** begin **

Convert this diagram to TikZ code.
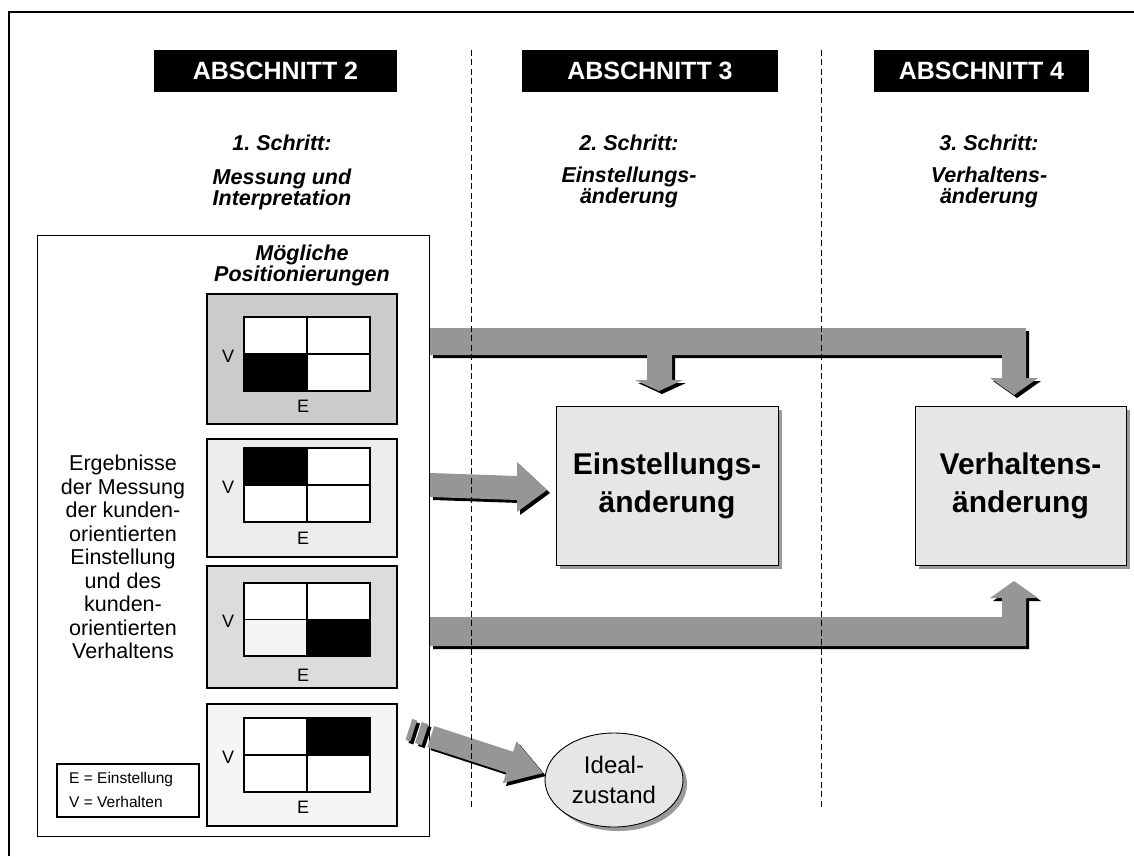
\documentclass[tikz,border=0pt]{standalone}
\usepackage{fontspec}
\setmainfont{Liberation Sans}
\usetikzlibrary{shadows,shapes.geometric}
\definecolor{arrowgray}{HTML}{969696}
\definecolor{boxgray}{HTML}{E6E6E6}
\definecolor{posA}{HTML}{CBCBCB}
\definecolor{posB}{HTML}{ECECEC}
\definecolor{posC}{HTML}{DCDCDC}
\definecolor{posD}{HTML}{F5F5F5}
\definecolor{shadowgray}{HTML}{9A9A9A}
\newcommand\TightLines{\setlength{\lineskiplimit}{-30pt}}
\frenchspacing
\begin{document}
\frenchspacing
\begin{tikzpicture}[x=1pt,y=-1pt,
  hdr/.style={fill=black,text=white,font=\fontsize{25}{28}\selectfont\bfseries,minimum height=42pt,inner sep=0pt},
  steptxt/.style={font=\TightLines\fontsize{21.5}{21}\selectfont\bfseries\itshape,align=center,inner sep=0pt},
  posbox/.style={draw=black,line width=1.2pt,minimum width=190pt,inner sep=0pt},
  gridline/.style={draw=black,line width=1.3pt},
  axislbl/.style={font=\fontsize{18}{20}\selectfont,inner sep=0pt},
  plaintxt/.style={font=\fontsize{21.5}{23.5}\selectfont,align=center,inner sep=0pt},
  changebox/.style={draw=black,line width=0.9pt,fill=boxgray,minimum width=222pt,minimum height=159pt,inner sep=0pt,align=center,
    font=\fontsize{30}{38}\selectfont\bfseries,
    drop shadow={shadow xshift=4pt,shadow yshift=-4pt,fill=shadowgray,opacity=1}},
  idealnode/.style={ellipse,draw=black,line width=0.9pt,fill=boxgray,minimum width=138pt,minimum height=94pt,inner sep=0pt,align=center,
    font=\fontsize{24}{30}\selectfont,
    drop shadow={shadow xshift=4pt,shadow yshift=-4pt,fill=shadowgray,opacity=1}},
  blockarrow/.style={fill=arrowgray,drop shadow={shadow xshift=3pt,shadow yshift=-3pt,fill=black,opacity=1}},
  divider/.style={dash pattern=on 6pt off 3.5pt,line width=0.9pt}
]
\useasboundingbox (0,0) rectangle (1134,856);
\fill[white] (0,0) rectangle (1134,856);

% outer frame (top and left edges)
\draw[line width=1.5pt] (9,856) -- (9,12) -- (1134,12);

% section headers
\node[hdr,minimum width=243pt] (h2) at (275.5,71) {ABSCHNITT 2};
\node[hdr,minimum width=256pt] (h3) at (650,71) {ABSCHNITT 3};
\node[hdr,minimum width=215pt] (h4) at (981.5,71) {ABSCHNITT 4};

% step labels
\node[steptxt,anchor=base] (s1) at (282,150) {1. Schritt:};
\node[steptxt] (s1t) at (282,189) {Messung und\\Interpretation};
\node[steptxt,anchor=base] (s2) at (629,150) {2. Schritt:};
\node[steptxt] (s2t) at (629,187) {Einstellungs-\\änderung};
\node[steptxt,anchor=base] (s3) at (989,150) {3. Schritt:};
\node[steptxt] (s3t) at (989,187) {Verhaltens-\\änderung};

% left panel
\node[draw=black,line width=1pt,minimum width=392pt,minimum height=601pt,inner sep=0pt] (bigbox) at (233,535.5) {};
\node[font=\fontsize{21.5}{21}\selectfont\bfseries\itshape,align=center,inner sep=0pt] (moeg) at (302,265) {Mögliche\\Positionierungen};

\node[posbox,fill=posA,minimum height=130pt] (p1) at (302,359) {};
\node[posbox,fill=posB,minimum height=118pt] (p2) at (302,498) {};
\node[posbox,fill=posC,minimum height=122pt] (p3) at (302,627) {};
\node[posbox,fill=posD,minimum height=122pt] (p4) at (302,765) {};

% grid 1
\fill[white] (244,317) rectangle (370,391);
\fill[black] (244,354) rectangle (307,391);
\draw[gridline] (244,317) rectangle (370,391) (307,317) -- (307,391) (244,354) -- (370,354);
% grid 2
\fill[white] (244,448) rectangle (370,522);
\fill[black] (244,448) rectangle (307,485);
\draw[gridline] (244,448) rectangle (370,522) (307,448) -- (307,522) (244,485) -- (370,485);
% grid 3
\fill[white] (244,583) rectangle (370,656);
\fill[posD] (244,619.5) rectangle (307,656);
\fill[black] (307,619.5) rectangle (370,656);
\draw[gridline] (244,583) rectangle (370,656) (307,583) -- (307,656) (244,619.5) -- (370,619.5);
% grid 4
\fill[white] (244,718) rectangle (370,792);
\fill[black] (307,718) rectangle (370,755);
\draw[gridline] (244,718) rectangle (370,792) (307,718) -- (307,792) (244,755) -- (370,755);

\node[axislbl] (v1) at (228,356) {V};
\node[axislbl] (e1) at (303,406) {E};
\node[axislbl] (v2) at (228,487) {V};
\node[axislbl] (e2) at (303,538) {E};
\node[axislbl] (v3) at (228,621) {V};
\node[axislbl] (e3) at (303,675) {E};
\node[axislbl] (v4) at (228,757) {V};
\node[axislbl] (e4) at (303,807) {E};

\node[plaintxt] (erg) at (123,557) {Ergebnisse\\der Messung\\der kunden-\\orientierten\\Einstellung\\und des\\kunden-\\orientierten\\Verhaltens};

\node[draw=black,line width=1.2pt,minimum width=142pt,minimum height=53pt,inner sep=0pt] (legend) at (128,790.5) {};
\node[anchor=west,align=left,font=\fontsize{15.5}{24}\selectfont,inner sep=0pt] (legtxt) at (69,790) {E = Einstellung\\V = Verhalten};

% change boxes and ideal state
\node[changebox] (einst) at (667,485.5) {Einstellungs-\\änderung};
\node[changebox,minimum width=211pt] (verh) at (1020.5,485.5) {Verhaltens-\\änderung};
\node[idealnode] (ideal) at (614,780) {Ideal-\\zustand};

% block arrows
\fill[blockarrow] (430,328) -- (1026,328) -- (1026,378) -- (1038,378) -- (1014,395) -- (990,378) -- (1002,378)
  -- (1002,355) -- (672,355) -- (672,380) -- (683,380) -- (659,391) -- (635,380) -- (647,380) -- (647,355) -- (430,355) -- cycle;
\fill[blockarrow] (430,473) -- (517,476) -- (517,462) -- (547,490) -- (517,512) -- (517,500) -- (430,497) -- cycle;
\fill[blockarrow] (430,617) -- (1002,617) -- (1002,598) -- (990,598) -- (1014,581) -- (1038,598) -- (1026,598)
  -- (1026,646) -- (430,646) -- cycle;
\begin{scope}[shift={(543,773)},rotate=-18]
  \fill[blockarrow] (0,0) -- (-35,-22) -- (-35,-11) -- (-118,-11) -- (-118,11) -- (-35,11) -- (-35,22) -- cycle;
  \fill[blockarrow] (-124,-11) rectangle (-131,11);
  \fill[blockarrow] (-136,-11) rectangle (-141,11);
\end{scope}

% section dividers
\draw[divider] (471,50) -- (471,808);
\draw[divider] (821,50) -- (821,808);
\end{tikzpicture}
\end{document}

** end **

- [The exercise]: Each line of the data is to be duplicated exactly; pictures stay out of the copy.

- [Output of the exercise]:
Convert this diagram to TikZ code.
\documentclass[tikz,border=0pt]{standalone}
\usepackage{fontspec}
\setmainfont{Liberation Sans}
\usetikzlibrary{shadows,shapes.geometric}
\definecolor{arrowgray}{HTML}{969696}
\definecolor{boxgray}{HTML}{E6E6E6}
\definecolor{posA}{HTML}{CBCBCB}
\definecolor{posB}{HTML}{ECECEC}
\definecolor{posC}{HTML}{DCDCDC}
\definecolor{posD}{HTML}{F5F5F5}
\definecolor{shadowgray}{HTML}{9A9A9A}
\newcommand\TightLines{\setlength{\lineskiplimit}{-30pt}}
\frenchspacing
\begin{document}
\frenchspacing
\begin{tikzpicture}[x=1pt,y=-1pt,
  hdr/.style={fill=black,text=white,font=\fontsize{25}{28}\selectfont\bfseries,minimum height=42pt,inner sep=0pt},
  steptxt/.style={font=\TightLines\fontsize{21.5}{21}\selectfont\bfseries\itshape,align=center,inner sep=0pt},
  posbox/.style={draw=black,line width=1.2pt,minimum width=190pt,inner sep=0pt},
  gridline/.style={draw=black,line width=1.3pt},
  axislbl/.style={font=\fontsize{18}{20}\selectfont,inner sep=0pt},
  plaintxt/.style={font=\fontsize{21.5}{23.5}\selectfont,align=center,inner sep=0pt},
  changebox/.style={draw=black,line width=0.9pt,fill=boxgray,minimum width=222pt,minimum height=159pt,inner sep=0pt,align=center,
    font=\fontsize{30}{38}\selectfont\bfseries,
    drop shadow={shadow xshift=4pt,shadow yshift=-4pt,fill=shadowgray,opacity=1}},
  idealnode/.style={ellipse,draw=black,line width=0.9pt,fill=boxgray,minimum width=138pt,minimum height=94pt,inner sep=0pt,align=center,
    font=\fontsize{24}{30}\selectfont,
    drop shadow={shadow xshift=4pt,shadow yshift=-4pt,fill=shadowgray,opacity=1}},
  blockarrow/.style={fill=arrowgray,drop shadow={shadow xshift=3pt,shadow yshift=-3pt,fill=black,opacity=1}},
  divider/.style={dash pattern=on 6pt off 3.5pt,line width=0.9pt}
]
\useasboundingbox (0,0) rectangle (1134,856);
\fill[white] (0,0) rectangle (1134,856);

% outer frame (top and left edges)
\draw[line width=1.5pt] (9,856) -- (9,12) -- (1134,12);

% section headers
\node[hdr,minimum width=243pt] (h2) at (275.5,71) {ABSCHNITT 2};
\node[hdr,minimum width=256pt] (h3) at (650,71) {ABSCHNITT 3};
\node[hdr,minimum width=215pt] (h4) at (981.5,71) {ABSCHNITT 4};

% step labels
\node[steptxt,anchor=base] (s1) at (282,150) {1. Schritt:};
\node[steptxt] (s1t) at (282,189) {Messung und\\Interpretation};
\node[steptxt,anchor=base] (s2) at (629,150) {2. Schritt:};
\node[steptxt] (s2t) at (629,187) {Einstellungs-\\änderung};
\node[steptxt,anchor=base] (s3) at (989,150) {3. Schritt:};
\node[steptxt] (s3t) at (989,187) {Verhaltens-\\änderung};

% left panel
\node[draw=black,line width=1pt,minimum width=392pt,minimum height=601pt,inner sep=0pt] (bigbox) at (233,535.5) {};
\node[font=\fontsize{21.5}{21}\selectfont\bfseries\itshape,align=center,inner sep=0pt] (moeg) at (302,265) {Mögliche\\Positionierungen};

\node[posbox,fill=posA,minimum height=130pt] (p1) at (302,359) {};
\node[posbox,fill=posB,minimum height=118pt] (p2) at (302,498) {};
\node[posbox,fill=posC,minimum height=122pt] (p3) at (302,627) {};
\node[posbox,fill=posD,minimum height=122pt] (p4) at (302,765) {};

% grid 1
\fill[white] (244,317) rectangle (370,391);
\fill[black] (244,354) rectangle (307,391);
\draw[gridline] (244,317) rectangle (370,391) (307,317) -- (307,391) (244,354) -- (370,354);
% grid 2
\fill[white] (244,448) rectangle (370,522);
\fill[black] (244,448) rectangle (307,485);
\draw[gridline] (244,448) rectangle (370,522) (307,448) -- (307,522) (244,485) -- (370,485);
% grid 3
\fill[white] (244,583) rectangle (370,656);
\fill[posD] (244,619.5) rectangle (307,656);
\fill[black] (307,619.5) rectangle (370,656);
\draw[gridline] (244,583) rectangle (370,656) (307,583) -- (307,656) (244,619.5) -- (370,619.5);
% grid 4
\fill[white] (244,718) rectangle (370,792);
\fill[black] (307,718) rectangle (370,755);
\draw[gridline] (244,718) rectangle (370,792) (307,718) -- (307,792) (244,755) -- (370,755);

\node[axislbl] (v1) at (228,356) {V};
\node[axislbl] (e1) at (303,406) {E};
\node[axislbl] (v2) at (228,487) {V};
\node[axislbl] (e2) at (303,538) {E};
\node[axislbl] (v3) at (228,621) {V};
\node[axislbl] (e3) at (303,675) {E};
\node[axislbl] (v4) at (228,757) {V};
\node[axislbl] (e4) at (303,807) {E};

\node[plaintxt] (erg) at (123,557) {Ergebnisse\\der Messung\\der kunden-\\orientierten\\Einstellung\\und des\\kunden-\\orientierten\\Verhaltens};

\node[draw=black,line width=1.2pt,minimum width=142pt,minimum height=53pt,inner sep=0pt] (legend) at (128,790.5) {};
\node[anchor=west,align=left,font=\fontsize{15.5}{24}\selectfont,inner sep=0pt] (legtxt) at (69,790) {E = Einstellung\\V = Verhalten};

% change boxes and ideal state
\node[changebox] (einst) at (667,485.5) {Einstellungs-\\änderung};
\node[changebox,minimum width=211pt] (verh) at (1020.5,485.5) {Verhaltens-\\änderung};
\node[idealnode] (ideal) at (614,780) {Ideal-\\zustand};

% block arrows
\fill[blockarrow] (430,328) -- (1026,328) -- (1026,378) -- (1038,378) -- (1014,395) -- (990,378) -- (1002,378)
  -- (1002,355) -- (672,355) -- (672,380) -- (683,380) -- (659,391) -- (635,380) -- (647,380) -- (647,355) -- (430,355) -- cycle;
\fill[blockarrow] (430,473) -- (517,476) -- (517,462) -- (547,490) -- (517,512) -- (517,500) -- (430,497) -- cycle;
\fill[blockarrow] (430,617) -- (1002,617) -- (1002,598) -- (990,598) -- (1014,581) -- (1038,598) -- (1026,598)
  -- (1026,646) -- (430,646) -- cycle;
\begin{scope}[shift={(543,773)},rotate=-18]
  \fill[blockarrow] (0,0) -- (-35,-22) -- (-35,-11) -- (-118,-11) -- (-118,11) -- (-35,11) -- (-35,22) -- cycle;
  \fill[blockarrow] (-124,-11) rectangle (-131,11);
  \fill[blockarrow] (-136,-11) rectangle (-141,11);
\end{scope}

% section dividers
\draw[divider] (471,50) -- (471,808);
\draw[divider] (821,50) -- (821,808);
\end{tikzpicture}
\end{document}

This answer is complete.